Each 'Pod' has it's own IP so I should create a Pod per container. (Yes, a Pod can have multiple containers and to me, that's like saying 'install these software products on the same machine')
A 'Worker Node' is what we replicate/scale out, so we should put our Pods into a Node based on the scaling scenario. For example, the Background Task hosts should go into one Node because they shouldn't be scaled. Also, the hardware requirements for that node are really small. While the Web Api's should go into another Node so they can be replicated/scaled out
If I'm on the right path with the understanding above, then I'll have a lot of nodes and pods ... which feels ... weird?
The pod is the unit of Workload, and has one or more containers. Exactly one container is normal. You scale that workload by changing the number of Pod Replicas in a ReplicaSet (or Deployment).
A Pod is mostly an accounting construct with no direct parallel to base docker. It's similar to docker-compose's Service. A pod is mostly immutable after creation. Like every resource in kubernetes, a pod is a declaration of desired state - containers to be running somewhere. All containers defined in a pod are scheduled together and share resources (IP, memory limits, disk volumes, etc).
All Pods within a ReplicaSet are both fungible and mortal - a request can be served by any pod in the ReplicaSet, and any pod can be replaced at any time. Each pod does get its own IP, but a replacement pod will probably get a different IP. And if you have multiple replicas of a pod they'll all have different IPs. You don't want to manage or track pod IPs. Kubernetes Services provide discovery (how do I find those pods' IPs) and routing (connect to any Ready pod without caring about its identity) and load balancing (round robin over that group of Pods).
A Node is the compute machine (VM or Physical) running a kernel and a kubelet and a dockerd. (This is a bit of a simplification. Other container runtimes than just dockerd exist, and the virtual-kubelet project aims to turn this assumption on its head.)
All pods are Scheduled on Nodes. When a pod (with containers) is scheduled on a node, the kubelet responsible for & running on that node does things. The kubelet talks to dockerd to start containers.

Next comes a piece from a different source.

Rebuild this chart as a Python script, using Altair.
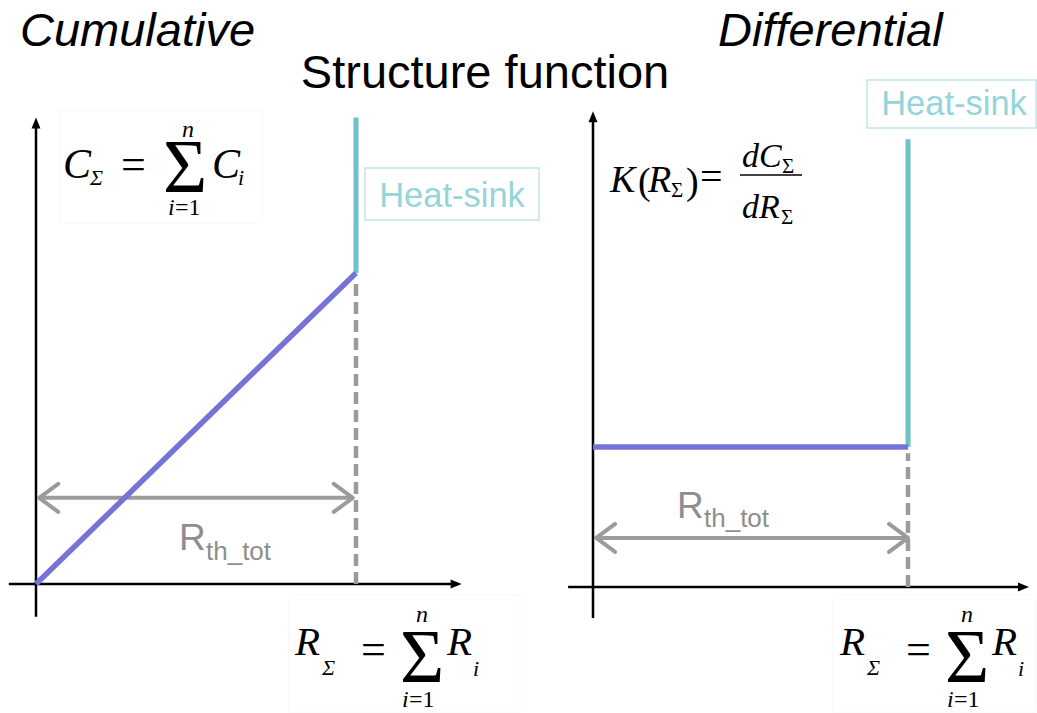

Once scheduled on a node, a pod is not moved to another node. Nodes are fungible & mortal too, though. If a node goes down or is being decommissioned, the pod will be evicted/terminated/deleted. If that pod was created by a ReplicaSet (or Deployment) then the ReplicaSet Controller will create a new replica of that pod to be scheduled somewhere else.
You normally start many (1-100) pods+containers on the same node+kubelet+dockerd. If you have more pods than that (or they need a lot of cpu/ram/io), you need more nodes. So the nodes are also a unit of scale, though very much indirectly wrt the web-app.
You do not normally care which Node a pod is scheduled on. You let kubernetes decide.